Hoewel Caroline samen met andere christenen op eigen initiatief startten, was hun gebed al snel dat het bezoekwerk verankerd werd in een christelijke organisatie. Dat gebed is verhoord. Sinds 2022 doet Caroline het veldwerk onder de vlag van Stichting De Haven. Caroline vertelt: “Het is fijn dat het nu een stukje professioneler is. Eerst moest ik mijn eigen telefoonnummer geven, en kon ik niet veel bieden. Nu is er een breed pakket aan aanbod. Je hebt iets waar je naartoe kunt werken in een gesprek."
Hoewel Caroline al zes jaar lang de clubs bezoekt heeft ze de dag ervoor altijd last van stress. “Heel veel gedachtes gaan dan door mijn hoofd. Dat ik het niet zou kunnen. Dat het zinloos is wat we doen. Ik probeer daar biddend mee om te gaan, omdat ik geloof in een geestelijke strijd van licht en donker. Er gebeurt zoveel op een avond. Je moet snel schakelen en alert zijn in de contacten die je hebt. Het besef dat er op de achtergrond een gebedsteam mee bidt voelt dan ook echt goed. Ik heb alle hulp nodig die ik kan krijgen."

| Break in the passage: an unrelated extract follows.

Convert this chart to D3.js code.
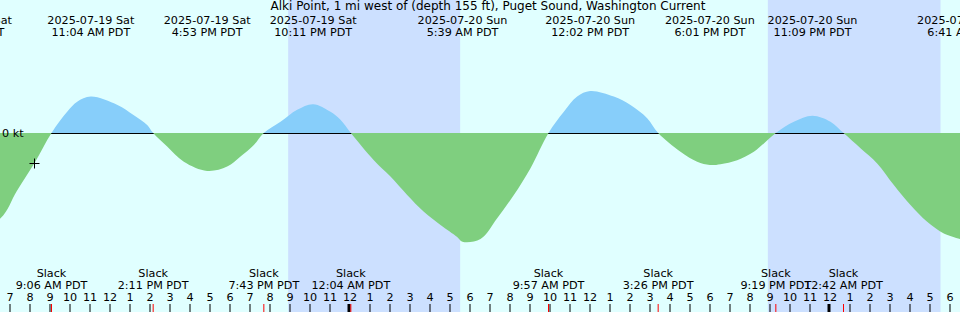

De dag erna gaat er nog veel door Caroline heen: “De beelden en uitspraken neem je nog wel even met je mee. Laatst sprak ik een meisje van 21, het had mijn zusje kunnen zijn, en ik zag de vingers van een man in haar been gegrift staan. Haar huid was kapot en blauw van de afdruk. Je ziet en hoort dingen die verdrietig zijn. Als ik dan weer in mijn bed lig begint mijn hoofd te malen. Heb ik kansen laten liggen? Heb ik de juiste dingen gezegd?"
Toch kan Caroline ook tevreden terugdenken aan een bezoek: “Als ik het gevoel heb ik dat ik écht contact had met iemand. Soms worden vrouwen achteraf gehouden in een kleedkamer. In het ideale geval ben je juist daar, los van camera’s, en spreek je iemand 1 op 1. Ik vind het bijzonder als vrouwen de tijd voor je nemen tijdens hun werktijd en moeite doen om even in gesprek te zijn."
Zou Carolines hart uitgaan naar deze vrouwen als ze geen christen was? “Ik denk het wel. Ik kan slecht tegen onrechtvaardigheid. Ik zou me hoe dan ook afvragen of er kansen zijn voor deze vrouwen om tot hun recht te komen. Maar door mijn geloof zit er wel een extra dimensie aan wat ik doe. Ik voel me beschermd als ik deze wereld binnenstap. Ik geloof dat Jezus met me meegaat, en naast me staat. In de gesprekken die ik heb mag ik Hem vertegenwoordigen. Ik mag woorden van leven spreken in een wereld waarin dat meestal niet aan de orde is. Ik geloof dat we oog moeten hebben voor de mensen die niet van dichtbij worden aangekeken, waardoor ze zich niet als mens gezien voelen. Ik vind het bijzonder om Gods liefde door te mogen geven in een positieve vorm van aanraking, een hand op hun schouder, een knuffel, of woorden van liefde te spreken. Je ziet dat dat woorden zijn die raken. En ik geloof dat dat komt omdat er veel kracht van uitgaat. Voor mij maakt dat verschil."
Caroline is één van onze ruim 50 vrijwilligers. Vijf keer per jaar gaat Stichting De Haven op outreach in zowel Den Haag als Rotterdam. We delen cadeautjes uit en willen de vrouwen die we ontmoeten écht zien, en bemoedigen. Caroline is één van onze vaste veldwerkers in Rotterdam, en inmiddels een bekend en vertrouwd gezicht voor de vrouwen die werkzaam zijn in de privéhuizen en seksclubs. Wij zijn dankbaar voor de trouw en liefde van onze vrijwilligers.